At Greenspring Village, Col. Jarcho was a featured participant in the community's 60th anniversary D-Day commemoration in 2004 and did a local television interview. He also was active in the low-vision support group there.
Col. Jarcho was born in New York City, New York, the youngest of five children of parents who had immigrated to the United States from Belarus in the early 1900s. He grew up on Staten Island, New York, and graduated from Fordham University. He received a law degree from St. Johns University in 1939 and a master's degree in public administration from San Bernardino State University in 1977.

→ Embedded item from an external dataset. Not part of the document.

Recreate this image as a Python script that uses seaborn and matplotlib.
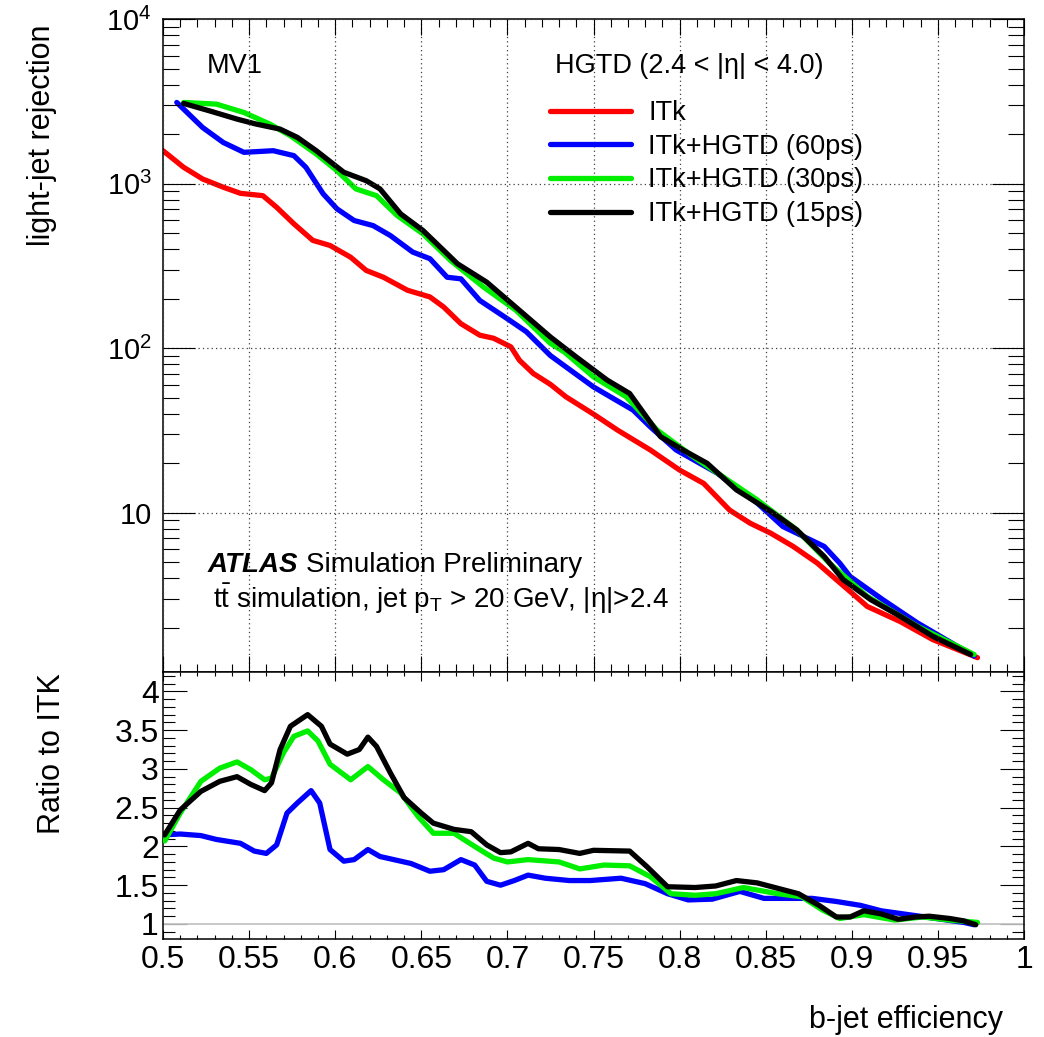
import numpy as np
import pandas as pd
import matplotlib
matplotlib.use("Agg")
import matplotlib.pyplot as plt
import seaborn as sns
from matplotlib.ticker import MultipleLocator, FixedLocator, FuncFormatter, LogLocator, NullFormatter
from matplotlib.lines import Line2D

# ---------------- data ----------------
itk_eff = [0.500, 0.512, 0.523, 0.535, 0.545, 0.558, 0.566, 0.576, 0.587, 0.597, 0.609, 0.618,
           0.628, 0.642, 0.655, 0.663, 0.673, 0.684, 0.692, 0.702, 0.707, 0.715, 0.725, 0.734,
           0.750, 0.764, 0.783, 0.800, 0.814, 0.829, 0.841, 0.853, 0.866, 0.880, 0.891, 0.899,
           0.909, 0.928, 0.947, 0.973]
itk_rej = [1585, 1256, 1067, 951, 873, 845, 718, 570, 452, 421, 357, 297,
           270, 225, 205, 178, 141, 120, 115, 102, 84.5, 70.3, 60.3, 50.7,
           39.8, 31.8, 24.1, 18.2, 15.1, 10.4, 8.65, 7.52, 6.25, 4.95, 3.93, 3.33,
           2.70, 2.19, 1.70, 1.32]

h60_eff = [0.508, 0.516, 0.523, 0.535, 0.547, 0.564, 0.576, 0.583, 0.593, 0.601, 0.611, 0.622,
           0.632, 0.645, 0.655, 0.665, 0.673, 0.684, 0.700, 0.711, 0.725, 0.750, 0.773, 0.783,
           0.798, 0.822, 0.845, 0.860, 0.884, 0.893, 0.899, 0.918, 0.938, 0.971]
h60_rej = [3112, 2582, 2193, 1778, 1549, 1585, 1479, 1256, 867, 703, 597, 556,
           484, 384, 350, 270, 264, 195, 151, 126, 90.2, 58.2, 42.1, 33.3,
           24.1, 17.4, 11.5, 8.26, 6.25, 4.95, 4.11, 2.97, 2.15, 1.35]

h30_eff = [0.512, 0.531, 0.547, 0.562, 0.574, 0.589, 0.601, 0.612, 0.624, 0.636, 0.651, 0.667,
           0.686, 0.705, 0.725, 0.733, 0.750, 0.769, 0.787, 0.808, 0.845, 0.868, 0.887, 0.909,
           0.938, 0.971]
h30_rej = [3112, 3041, 2704, 2301, 1954, 1514, 1199, 929, 845, 640, 495, 341,
           236, 170, 107, 95, 67, 50.7, 31.8, 21.9, 12.0, 7.89, 4.95, 3.11,
           2.05, 1.38]

h15_eff = [0.512, 0.527, 0.543, 0.554, 0.568, 0.578, 0.589, 0.605, 0.618, 0.626, 0.638, 0.651,
           0.671, 0.688, 0.707, 0.725, 0.740, 0.758, 0.771, 0.789, 0.802, 0.816, 0.833, 0.853,
           0.868, 0.884, 0.895, 0.911, 0.928, 0.947, 0.969]
h15_rej = [3069, 2767, 2466, 2301, 2143, 1910, 1585, 1172, 1042, 929, 655, 519,
           326, 252, 170, 117, 88.5, 64, 53.1, 29.0, 24.1, 20.0, 13.8, 10.2,
           7.89, 5.43, 3.93, 2.97, 2.36, 1.78, 1.38]

# ratio to ITk
r60_eff = [0.501, 0.510, 0.522, 0.531, 0.545, 0.553, 0.560, 0.566, 0.572, 0.578, 0.586, 0.591,
           0.597, 0.605, 0.611, 0.619, 0.626, 0.634, 0.644, 0.655, 0.663, 0.673, 0.681, 0.688,
           0.696, 0.704, 0.712, 0.722, 0.736, 0.748, 0.766, 0.780, 0.793, 0.805, 0.819, 0.835,
           0.849, 0.863, 0.877, 0.891, 0.905, 0.917, 0.933, 0.949, 0.965, 0.971]
r60_val = [2.15, 2.16, 2.14, 2.09, 2.04, 1.94, 1.91, 2.02, 2.43, 2.56, 2.72, 2.56,
           1.96, 1.81, 1.83, 1.96, 1.87, 1.83, 1.78, 1.68, 1.70, 1.83, 1.76, 1.55,
           1.50, 1.56, 1.63, 1.59, 1.56, 1.56, 1.59, 1.52, 1.39, 1.31, 1.32, 1.42,
           1.33, 1.33, 1.33, 1.29, 1.24, 1.17, 1.12, 1.07, 1.02, 0.99]

r30_eff = [0.501, 0.510, 0.522, 0.533, 0.543, 0.551, 0.559, 0.563, 0.570, 0.576, 0.584, 0.590,
           0.597, 0.609, 0.619, 0.628, 0.638, 0.648, 0.657, 0.669, 0.681, 0.692, 0.700, 0.712,
           0.730, 0.742, 0.756, 0.771, 0.783, 0.795, 0.809, 0.821, 0.837, 0.857, 0.871, 0.883,
           0.893, 0.907, 0.925, 0.941, 0.957, 0.973]
r30_val = [2.07, 2.43, 2.84, 3.01, 3.09, 2.99, 2.86, 2.88, 3.21, 3.42, 3.49, 3.36,
           3.06, 2.86, 3.03, 2.86, 2.69, 2.39, 2.17, 2.17, 2.00, 1.85, 1.80, 1.83,
           1.80, 1.71, 1.76, 1.75, 1.61, 1.39, 1.37, 1.39, 1.47, 1.39, 1.35, 1.18,
           1.07, 1.12, 1.05, 1.09, 1.05, 1.02]

r15_eff = [0.501, 0.510, 0.522, 0.533, 0.543, 0.551, 0.559, 0.563, 0.568, 0.574, 0.584, 0.592,
           0.597, 0.607, 0.614, 0.619, 0.624, 0.632, 0.640, 0.650, 0.657, 0.669, 0.679, 0.688,
           0.696, 0.702, 0.712, 0.718, 0.730, 0.742, 0.750, 0.771, 0.781, 0.793, 0.809, 0.821,
           0.833, 0.845, 0.857, 0.869, 0.881, 0.891, 0.899, 0.907, 0.917, 0.927, 0.937, 0.945,
           0.957, 0.965, 0.972]
r15_val = [2.15, 2.47, 2.71, 2.84, 2.90, 2.80, 2.72, 2.82, 3.25, 3.55, 3.70, 3.55,
           3.32, 3.19, 3.25, 3.41, 3.29, 2.95, 2.63, 2.43, 2.30, 2.22, 2.19, 2.02,
           1.92, 1.93, 2.04, 1.97, 1.96, 1.91, 1.95, 1.94, 1.74, 1.48, 1.47, 1.49,
           1.56, 1.53, 1.46, 1.39, 1.24, 1.09, 1.09, 1.17, 1.13, 1.06, 1.09, 1.10,
           1.07, 1.04, 0.99]

labels = ["ITk", "ITk+HGTD (60ps)", "ITk+HGTD (30ps)", "ITk+HGTD (15ps)"]
colors = ["#ff0000", "#0000ff", "#00ee00", "#000000"]
xticks = [0.5, 0.55, 0.6, 0.65, 0.7, 0.75, 0.8, 0.85, 0.9, 0.95, 1.0]
ratio_yticks = [1, 1.5, 2, 2.5, 3, 3.5, 4]

# ---------------- style ----------------
sns.set_style("ticks")
plt.rcParams["font.family"] = ["Liberation Sans", "DejaVu Sans"]
plt.rcParams["mathtext.fontset"] = "custom"
plt.rcParams["mathtext.rm"] = "Liberation Sans"
plt.rcParams["mathtext.it"] = "Liberation Sans:italic"
plt.rcParams["mathtext.bf"] = "Liberation Sans:bold"
for k in ("text.color", "axes.labelcolor", "xtick.color", "ytick.color", "axes.edgecolor"):
    plt.rcParams[k] = "black"

W, H = 1044, 1037
fig = plt.figure(figsize=(W / 100, H / 100), dpi=100)
fig.patch.set_facecolor("white")

def fx(px):
    return px / W

def fy(py):
    return 1 - py / H

ax1 = fig.add_axes([fx(163), fy(672), 861 / W, 653 / H])
ax2 = fig.add_axes([fx(163), fy(939), 861 / W, 267 / H])

LW = 3.8
top_sets = [(itk_eff, itk_rej), (h60_eff, h60_rej), (h30_eff, h30_rej), (h15_eff, h15_rej)]
for (xe, yv), lab, c in zip(top_sets, labels, colors):
    df = pd.DataFrame({"eff": xe, "rej": yv})
    sns.lineplot(data=df, x="eff", y="rej", ax=ax1, color=c, lw=LW, estimator=None,
                 sort=False, legend=False, solid_joinstyle="round", solid_capstyle="round")

ratio_sets = [(r60_eff, r60_val), (r30_eff, r30_val), (r15_eff, r15_val)]
ax2.axhline(1, color="#c4c4c4", lw=1.3, zorder=1)
for (xe, yv), c in zip(ratio_sets, colors[1:]):
    df = pd.DataFrame({"eff": xe, "ratio": yv})
    sns.lineplot(data=df, x="eff", y="ratio", ax=ax2, color=c, lw=LW, estimator=None,
                 sort=False, legend=False, zorder=3, solid_joinstyle="round",
                 solid_capstyle="round")

# ---------------- axes ----------------
ax1.set_yscale("log")
ax1.set_xlim(0.5, 1.0)
ax1.set_ylim(1.08, 1e4)
ax2.set_xlim(0.5, 1.0)
ax2.set_ylim(0.806, 4.25)

for ax in (ax1, ax2):
    ax.set_xlabel("")
    ax.set_ylabel("")
    for s in ax.spines.values():
        s.set_linewidth(1.1)
        s.set_color("black")
    ax.xaxis.set_major_locator(FixedLocator(xticks))
    ax.xaxis.set_minor_locator(MultipleLocator(0.01))
    ax.tick_params(which="both", direction="in", top=True, right=True, color="black",
                   labelcolor="black", width=0.8)

ax1.yaxis.set_major_locator(FixedLocator([10, 100, 1000, 10000]))
ax1.yaxis.set_minor_locator(LogLocator(base=10, subs=np.arange(2, 10)))
ax1.yaxis.set_minor_formatter(NullFormatter())
ax1.yaxis.set_major_formatter(FuncFormatter(
    lambda v, p: "10" if abs(v - 10) < 1e-6 else r"$\mathregular{10^{%d}}$" % round(np.log10(v))))
ax1.tick_params(axis="x", which="major", length=11.5, labelbottom=False)
ax1.tick_params(axis="x", which="minor", length=5.8)
ax1.tick_params(axis="y", which="major", length=23, labelsize=21, pad=8)
ax1.tick_params(axis="y", which="minor", length=11.5)
ax1.grid(which="major", axis="both", linestyle=(0, (1, 2.5)), color="#404040", lw=0.9)
ax1.set_axisbelow(False)

ax2.yaxis.set_major_locator(FixedLocator(ratio_yticks))
ax2.yaxis.set_minor_locator(MultipleLocator(0.1))
fmt = FuncFormatter(lambda v, p: "%g" % v)
ax2.xaxis.set_major_formatter(fmt)
ax2.yaxis.set_major_formatter(fmt)
ax2.tick_params(axis="x", which="major", length=6.5, labelsize=23, pad=4)
ax2.tick_params(axis="x", which="minor", length=3.2)
ax2.tick_params(axis="y", which="major", length=17, labelsize=23, pad=3)
ax2.tick_params(axis="y", which="minor", length=8.6)
ax2.grid(False)

# ---------------- texts ----------------
fig.text(fx(42), fy(25), "light-jet rejection", rotation=90, ha="center", va="top", fontsize=22)
fig.text(fx(52), fy(673), "Ratio to ITK", rotation=90, ha="center", va="top", fontsize=22)
fig.text(fx(1003), fy(1020), "b-jet efficiency", ha="right", va="center", fontsize=22)

fig.text(fx(207), fy(73), "MV1", ha="left", va="baseline", fontsize=19.5)
fig.text(fx(555), fy(73), "HGTD (2.4 < |η| < 4.0)", ha="left", va="baseline", fontsize=19.5)
fig.text(fx(208), fy(572), "ATLAS", ha="left", va="baseline", fontsize=20,
         fontweight="bold", fontstyle="italic")
fig.text(fx(306), fy(572), "Simulation Preliminary", ha="left", va="baseline", fontsize=20)
fig.text(fx(213), fy(608), r"$\mathregular{t\bar{t}}$ simulation, jet $\mathregular{p_{T}}$ > 20 GeV, |η|>2.4",
         ha="left", va="baseline", fontsize=20)

handles = [Line2D([], [], color=c, lw=LW) for c in colors]
leg = ax1.legend(handles, labels, loc="upper left", bbox_to_anchor=(fx(550), fy(100)),
                 bbox_transform=fig.transFigure, frameon=False, fontsize=19.5,
                 handlelength=3.0, handletextpad=0.63, labelspacing=0.285,
                 borderpad=0, borderaxespad=0)

fig.savefig("out.png", dpi=100, facecolor="white")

In 1942, after practicing law in New York for three years, he joined the Army. During World War II, he served in North Africa, England and France, primarily with the 436th Troop Carrier Group. He left military service in 1945 as a captain and rejoined the Army in 1947, later transferring to the newly created Air Force.
During his Air Force career, he served in Tactical Air Command and was the base comptroller at several assignments. His postings included Germany, England and the United States, where he served at the Pentagon and National Airport in the late 1940s and the mid-1950s. He retired in 1966.
Col. Jarcho then lived in Victorville, California, where he became president of the school board and taught business law at Victor Valley College for nearly 20 years, until 1990. He returned to the Washington DC area in 2003, where he was active in the Masons and the Rotary Club.
Survivors include his wife of 58 years, Freda Jarcho of Springfield, Virginia; two children, Marjorie Gross of West Los Angeles, California, and Robert Jarcho of Burke, Virginia; and four grandchildren.